Perkataan ''mencari dalam 11 bulan untuk satu bulan'' masih ada juga yang ditrapkan di Condet hingga kini, tulis Ran Ramelan dalam Condet Cagar Budaya Betawi. Artinya, sebelas bulan lalu orang berusaha sekuat tenaga, dan dalam bulan puasa ini orang bersenang-senang dengan hasil tadi.

Tapi, bagai orang-orang tua kata-kata di atas diartikan, ''Mencari 11 bulan buat satu bulan''. Bagi orang tua-tua, seperti saya alami sendiri ketika tahun 1950-an tinggal di Kampung Kwitang, Jakarta Pusat. Setelah shalat tarawih, biasanya kami terus tadarusan membaca kitab suci Alquran hingga banyak yang tamat tiga kali dalam bulan itu. Mereka tinggal di masjid -- yang sekarang dikenal dengan istilah ihtikaf -- untuk beribadah, tahajud, dan berbagai amalan lainnya hingga subuh. Siangnya mereka tidur.

Kala itu, pada siang dan malam hari, dari rumah-rumah warga terdengar ayat-ayat suci Alquran dibacakan. Seperti H Muasim, seorang alim di Kwitang, benar-benar ingin memanfaatkan ibadahnya. Dia tidak mau menceritakan hal-hal yang buruk, misalnya menggunjing kejelekan orang lain, agar tidak mengurangi pahala puasa, seperti yang dianjurkan Nabi Muhammad SAW.

Sementara, sebulan sebelum puasa, telah dibentuk suatu panitia 'andilan' atau 'arisan' sapi. Seperti yang terjadi di kawasan Tanah Abang, Jakarta Pusat, untuk mendapatkan satu kg daging sapi, tiap peserta membayar Rp 1.500 per minggu, selama 40 minggu. Ada yang ikut andilan untuk mendapatkan daging -- yang akan dibagikan 2 hari jelang lebaran -- 3-10 kg.
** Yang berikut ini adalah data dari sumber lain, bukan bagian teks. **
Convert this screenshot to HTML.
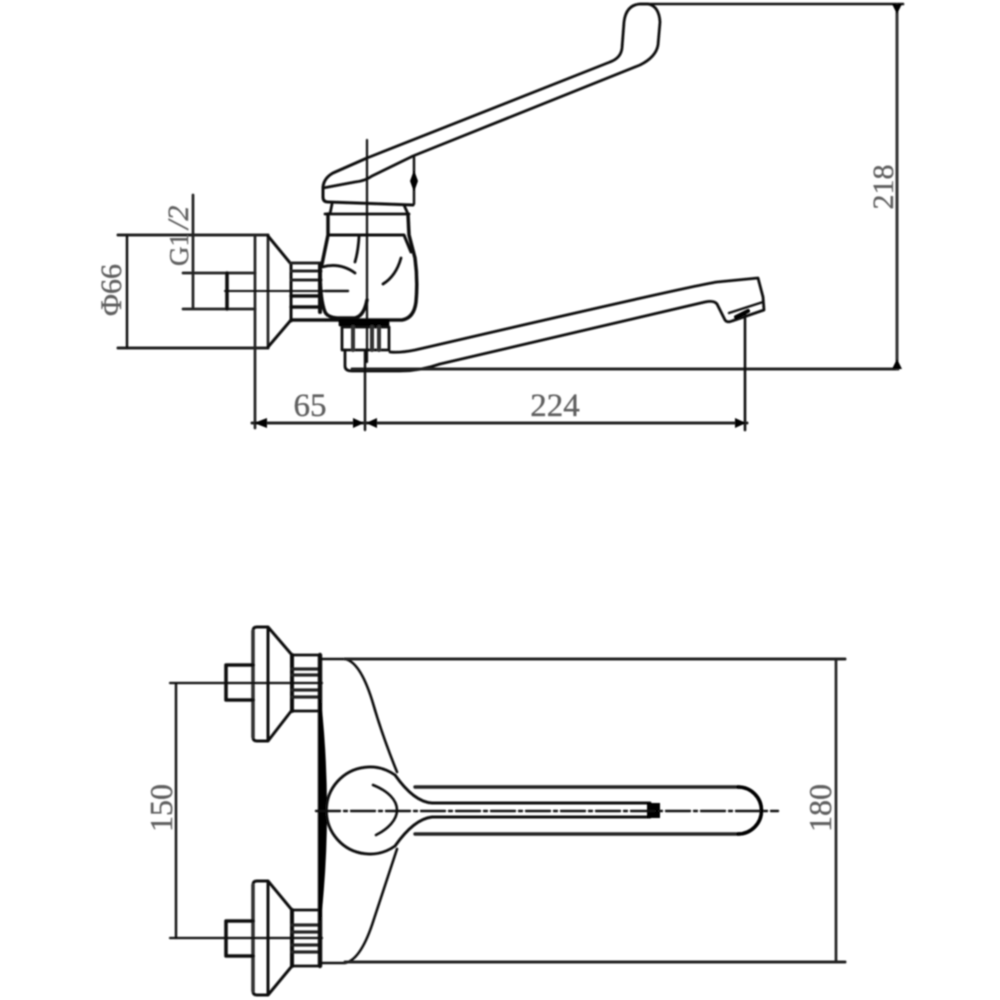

Daging sapi diberikan pada saat-saat orang lagi memasak ketupat.

Ketika itu, harga sapi sekitar Rp 65 ribu per kg. "Kalau kemudian harga daging sapi naik, itu sudah resiko," ujar seorang pimpinan arisan. Hari memotong sapi itu sangat sibuk. Mereka menyebutnya, harian motong kerbo/sapi. Semuya daging dan kepalanya dibagi rata, disaksikan para anggota andilan. Hanya kulitnya tidak dibagikan untuk 'surat merah' -- surat izin memotong hewan. Tradisi ini masih berlangsung, terutama di daerah-daerah pinggiran Jakarta.

Kurang afdhol kalau kita tidak menceritakan kegiatan ibu-ibu memasak untuk keperluan buka dan sahur. Mereka biasanya membuat pacar cina< I> atau kolak, dan kolang kaling untuk tanda berbuka. Selesai shalat magrib dilanjutkan dengan makan nasi beserta lauk pauknya seperti sayur asem, sayur lodeh, kari, semur telor atau daging.